Description: Compute kernel-based eigenvectors for a set of training examples.
Usage: kernel-pca [options] -train <filename>
Input:
- -train <filename> - an RDB file of training examples. The first column contains labels, and the remaining columns containing real-valued features.
Output: An RDB matrix in which each column corresponds to an eigenvector. Eigenvectors are normalized so that the dot product of the eigenvector with itself equals the reciprocal of the corresponding eigenvalue. In the output, the eigenvectors are sorted by increasing magnitude.
Options:
The following six options modify the base kernel function. The operations occur in the order listed below.
- -matrix - By default, the base kernel function is a dot product. This option allows that function to be replaced by an arbitrary function. Read a kernel matrix, rather than training set examples, from the file specified by '-train'. The matrix is an n+1 by n+1 RDB matrix, where n is the number of training examples. The first row and column contain data labels. The matrix entry for row x, column y, contains the kernel value K(x,y).
- -zeromean - Subtract from each element in the input data the mean of the elements in that row, giving the row a mean of zero.
- -varone - Divide each element in the input data by the standard deviation of the elements in that row, giving the row a variance of one.
- -adddiag <value> - Add the given value to the diagonal of the kernel matrix.
- -normalize - Normalize the kernel matrix by dividing K(x,y) by sqrt(K(x,x) * K(y,y)).
- -constant <value> - Add a given constant to the kernel. The default constant is 1.
- -coefficient <value> - Multiply the kernel by a given coefficient. The default coefficient is 1.
- -power <value> - Raise the kernel to a given power. The default power is 1.
- -radial - Convert the kernel to a radial basis function. If K is the base kernel, this option creates a kernel of the form exp[(-D(x,y)2)/(2 w2)], where w is the width of the kernel (see below) and D(x,y) is the distance between x and y, defined as D(x,y) = sqrt[K(x,x)2 - 2 K(x,y) + K(y,y)2].
- -widthfactor <value> - The width w of the radial basis kernel is set using a heuristic: it is the median of the distance from each training point to the nearest training point. This option specifies a multiplicative factor to be applied to that width.
- -nocenter - PCA requires a centered matrix, in which the sum of each column is zero. This centering operation can be performed in kernel space, and is done by default.
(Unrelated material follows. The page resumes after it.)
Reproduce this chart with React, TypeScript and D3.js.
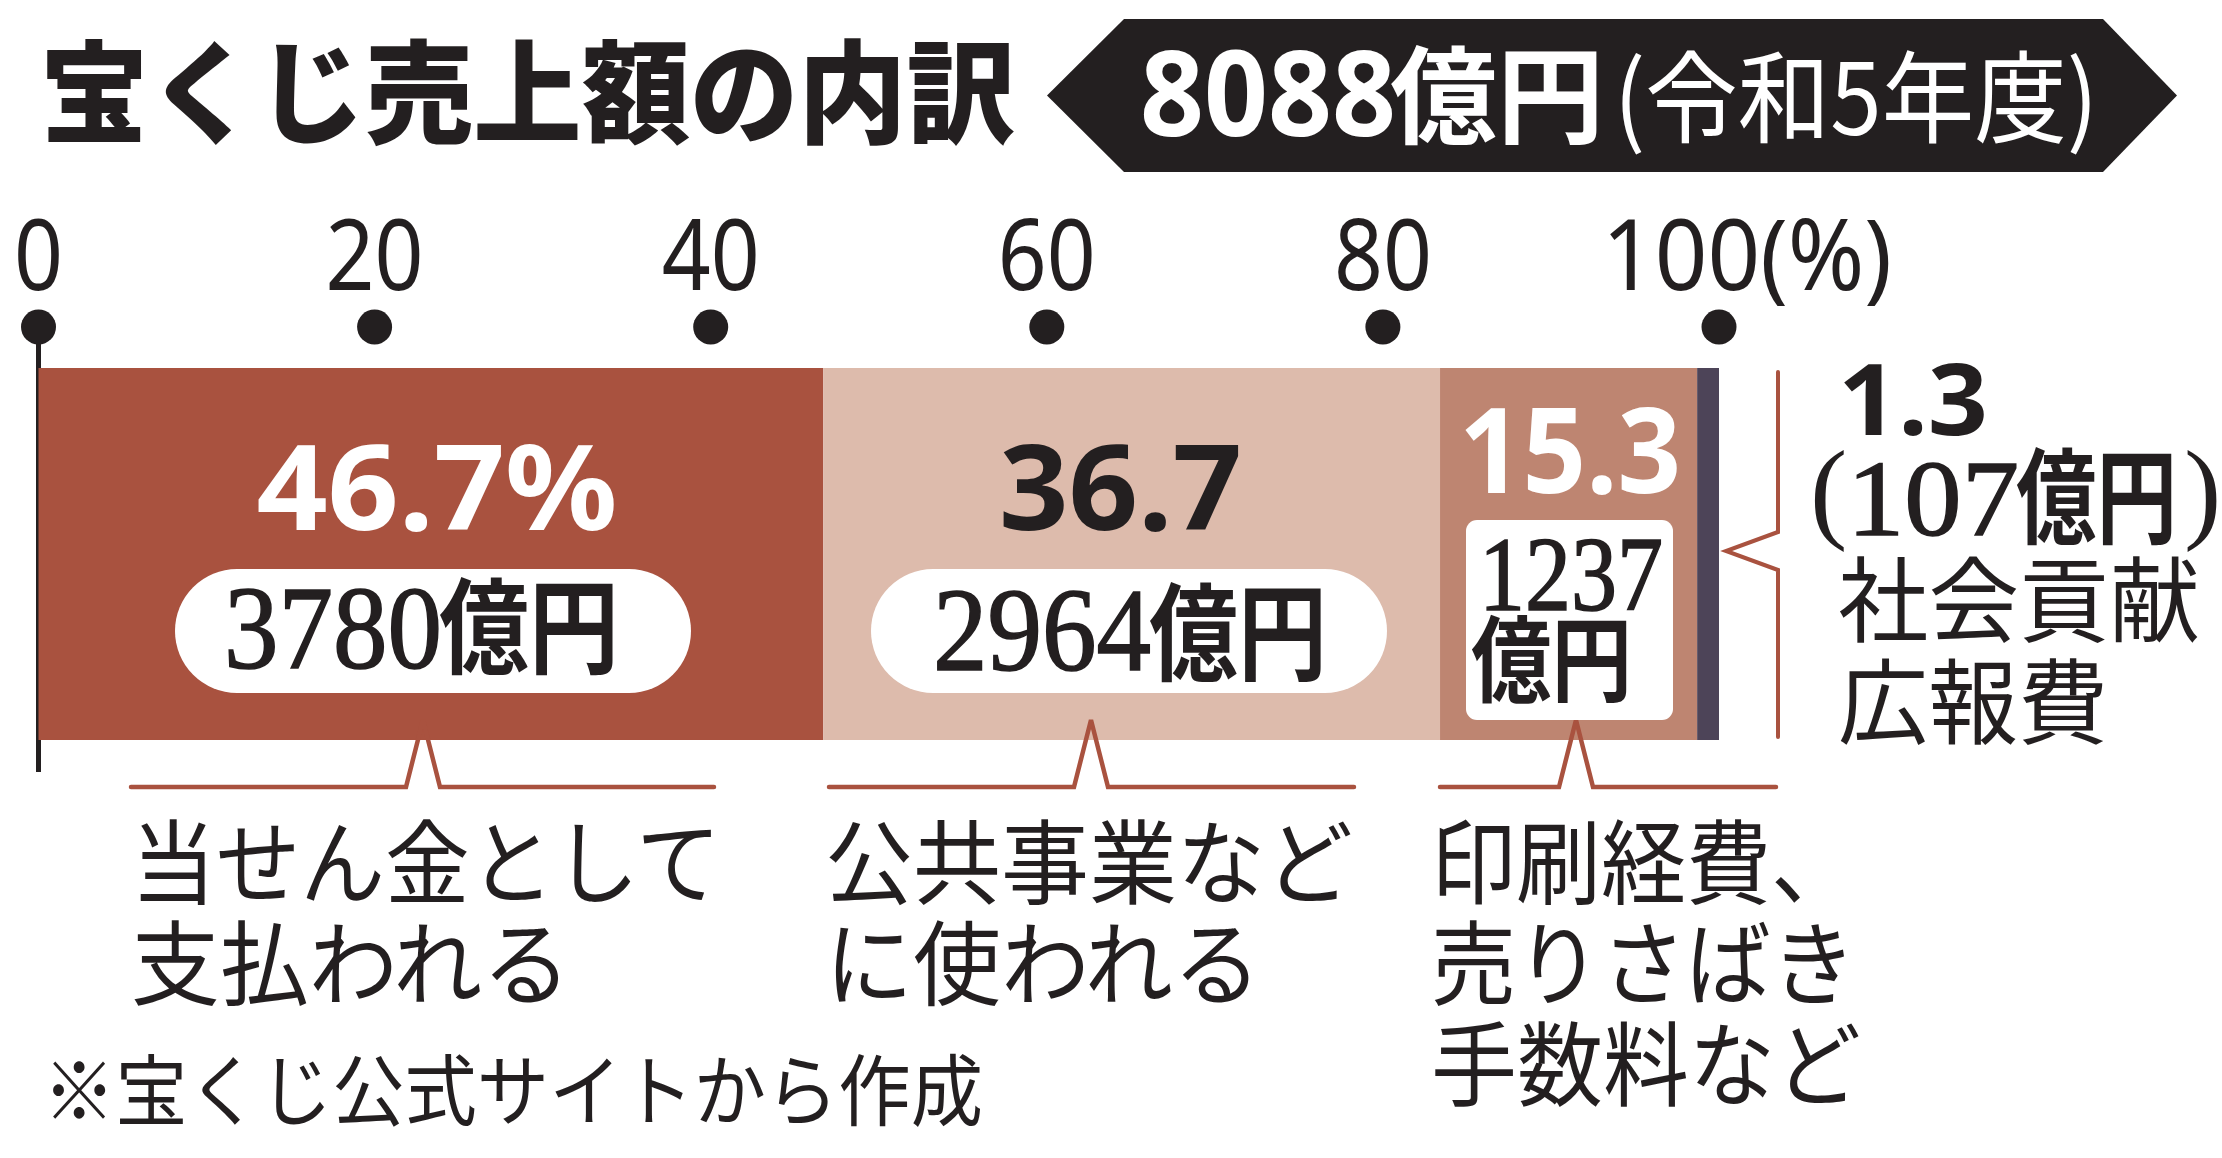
import React from 'react';
import * as d3 from 'd3';

// ---- data ----
const categories = ['当せん金として支払われる', '公共事業などに使われる', '印刷経費、売りさばき手数料など', '社会貢献広報費'];
const shares = [46.7, 36.7, 15.3, 1.3];
const amounts = [3780, 2964, 1237, 107];
const shareLabels = ['46.7%', '36.7', '15.3', '1.3'];
const tickValues = [0, 20, 40, 60, 80, 100];
const tickLabels = ['0', '20', '40', '60', '80', '100(%)'];
const totalAmount = 8088;
const fiscalYear = '令和5年度';
const labelLines = [
  ['当せん金として', '支払われる'],
  ['公共事業など', 'に使われる'],
  ['印刷経費、', '売りさばき', '手数料など'],
  ['社会貢献', '広報費'],
];
const titleText = '宝くじ売上額の内訳';
const sourceNote = '※宝くじ公式サイトから作成';

// ---- styles ----
const segColors = ['#A9523F', '#DDBBAC', '#BE8571', '#4D4458'];
const ACCENT = '#A9523F';
const INK = '#231F20';
const CJK = '"Noto Sans CJK JP", "Noto Sans CJK SC", sans-serif';
const SANS = '"Noto Sans", "Open Sans", sans-serif';
const SERIF = '"Liberation Serif", "DejaVu Serif", serif';

type TP = {
  x: number; y: number; s: number; w?: number; f?: string; fill?: string;
  anchor?: 'start' | 'middle' | 'end'; len?: number; sw?: number; children: React.ReactNode;
};
const T = ({ x, y, s, w = 400, f = CJK, fill = INK, anchor = 'start', len, sw, children }: TP) => (
  <text
    x={x}
    y={y}
    fontSize={s}
    fontWeight={w}
    fontFamily={f}
    fill={fill}
    stroke={sw ? fill : undefined}
    strokeWidth={sw}
    textAnchor={anchor}
    textLength={len}
    lengthAdjust={len ? 'spacingAndGlyphs' : undefined}
  >
    {children}
  </text>
);

export default function App() {
  const W = 2222;
  const H = 1158;
  const x = d3.scaleLinear().domain([0, 100]).range([38.5, 1719]);
  const barTop = 368;
  const barBottom = 740;
  const dotY = 327;

  const starts = d3.cumsum([0, ...shares.slice(0, -1)]);
  const segs = shares.map((v, i) => ({ v, x0: x(starts[i]), x1: x(starts[i] + v), i }));

  // bracket layout (annotation positions)
  const brY = 787;
  const brPeak = 720;
  const brackets = [
    { a: 131, b: 714, n: 423 },
    { a: 829, b: 1354, n: 1091 },
    { a: 1440, b: 1776, n: 1576 },
  ];
  const bracketPath = (a: number, b: number, n: number) =>
    `M${a},${brY} L${n - 17},${brY} L${n},${brPeak} L${n + 17},${brY} L${b},${brY}`;

  const lineX = [131, 825, 1431];
  const lineBase = [897, 998, 1099];
  const lineLen = [
    [590, 440],
    [528, 436],
    [425, 425, 430],
  ];

  const fmt = (n: number) => `${n}`;

  return (
    <svg
      width={W}
      height={H}
      viewBox={`0 0 ${W} ${H}`}
      style={{ position: 'absolute', left: 0, top: 0, display: 'block', background: '#fff' }}
    >
      <rect x={0} y={0} width={W} height={H} fill="#fff" />

      {/* title */}
      <T x={40} y={135} s={112} w={900} len={975}>{titleText}</T>

      {/* banner */}
      <path d="M1047,95.5 L1124,19 L2103,19 L2177,95.5 L2103,172 L1124,172 Z" fill={INK} />
      <T x={1140} y={136} s={118} w={700} f={SANS} fill="#fff" len={256}>{fmt(totalAmount)}</T>
      <T x={1390} y={135} s={106} w={700} fill="#fff" len={214}>億円</T>
      <T x={1614} y={135} s={100} w={400} fill="#fff" len={484}>{`(${fiscalYear})`}</T>

      {/* axis ticks */}
      {tickValues.map((t) => (
        <circle key={`d${t}`} cx={x(t)} cy={dotY} r={17.5} fill={INK} />
      ))}
      {tickValues.map((t, i) =>
        i === tickValues.length - 1 ? (
          <T key={`t${t}`} x={1602} y={290} s={98} f={SANS} len={290}>{tickLabels[i]}</T>
        ) : (
          <T key={`t${t}`} x={x(t)} y={290} s={98} f={SANS} anchor="middle" len={tickLabels[i].length * 49}>
            {tickLabels[i]}
          </T>
        )
      )}
      <line x1={x(0)} x2={x(0)} y1={dotY} y2={772} stroke={INK} strokeWidth={5} />

      {/* bars */}
      {segs.map((s) => (
        <rect key={s.i} x={s.x0} y={barTop} width={s.x1 - s.x0} height={barBottom - barTop} fill={segColors[s.i]} />
      ))}

      {/* bottom brackets */}
      {brackets.map((b, i) => (
        <path
          key={`b${i}`}
          d={bracketPath(b.a, b.b, b.n)}
          fill="none"
          stroke={ACCENT}
          strokeWidth={4.5}
          strokeLinecap="round"
          strokeLinejoin="miter"
        />
      ))}

      {/* segment 1 */}
      <T x={(segs[0].x0 + segs[0].x1) / 2 + 6} y={530} s={119} w={700} f={SANS} fill="#fff" anchor="middle" len={361}>
        {shareLabels[0]}
      </T>
      <rect x={175} y={569} width={516} height={124} rx={62} fill="#fff" />
      <T x={224} y={668} s={118} f={SERIF} len={218} sw={1.6}>{fmt(amounts[0])}</T>
      <T x={439} y={666} s={104} w={700} len={180}>億円</T>

      {/* segment 2 */}
      <T x={1120.5} y={530} s={119} w={700} f={SANS} anchor="middle" len={243}>
        {shareLabels[1]}
      </T>
      <rect x={871} y={569} width={516} height={124} rx={62} fill="#fff" />
      <T x={933} y={670} s={118} f={SERIF} len={218} sw={1.6}>{fmt(amounts[1])}</T>
      <T x={1149} y={672} s={106} w={700} len={178}>億円</T>

      {/* segment 3 */}
      <T x={1570} y={493} s={119} w={700} f={SANS} fill="#fff" anchor="middle" len={222}>
        {shareLabels[2]}
      </T>
      <rect x={1466} y={520} width={207} height={200} rx={11} fill="#fff" />
      <T x={1479} y={610} s={106} f={SERIF} len={184} sw={1.6}>{fmt(amounts[2])}</T>
      <T x={1471} y={695} s={94} w={700} len={161}>億円</T>

      {/* segment 4 annotation */}
      <path
        d={`M1778,372 L1778,532 L1726,551 L1778,570 L1778,737`}
        fill="none"
        stroke={ACCENT}
        strokeWidth={4}
        strokeLinecap="round"
      />
      <T x={1838} y={435} s={98} w={700} f={SANS} len={150}>{shareLabels[3]}</T>
      <T x={1810} y={528} s={112} f={SERIF}>(</T>
      <T x={1847} y={535} s={108} f={SERIF} len={172} sw={1.4}>{fmt(amounts[3])}</T>
      <T x={2016} y={536} s={104} w={700} len={161}>億円</T>
      <T x={2184} y={528} s={112} f={SERIF}>)</T>
      <T x={1838} y={635} s={93} len={362}>{labelLines[3][0]}</T>
      <T x={1838} y={737} s={93} len={270}>{labelLines[3][1]}</T>

      {/* bottom labels */}
      {labelLines.slice(0, 3).map((lines, gi) =>
        lines.map((ln, li) => (
          <T key={`l${gi}-${li}`} x={lineX[gi]} y={lineBase[li]} s={92} len={lineLen[gi][li]}>
            {ln}
          </T>
        ))
      )}

      {/* source note */}
      <T x={43} y={1120} s={78} len={940}>{sourceNote}</T>
      <desc>{categories.join(' / ')}</desc>
    </svg>
  );
}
The
-nocenter
option disables this operation. This option is only useful in conjunction with the-kernelout
operation, to produce an intermediate matrix.- -numeigens <value> - Include in the output at most the specified number of eigenvectors (subject to the next constraint). By default, all are included.
- -eigenthresh <value> - Include in the output only eigenvectors whose corresponding eigenvalues are greater than the specified value. Default value is zero (all eigenvectors).
- -eigenvalues <file> - Create a file with the given name and store the eigenvalues there as a space-separated array of numbers.
- -noformatline - Usually, RDB formatted files contain column width information on the second line of the file. With this option, the program does not expect a format line in the input file and does not produce a format line in the output file.
- -kernelout - Compute and print the kernel matrix to stdout. Do not compute the eigenvectors.
- -notime - Do not include timing information in the output header.
- -verbose 1|2|3|4|5 - Set the verbosity level of the output to stderr. The default level is 2.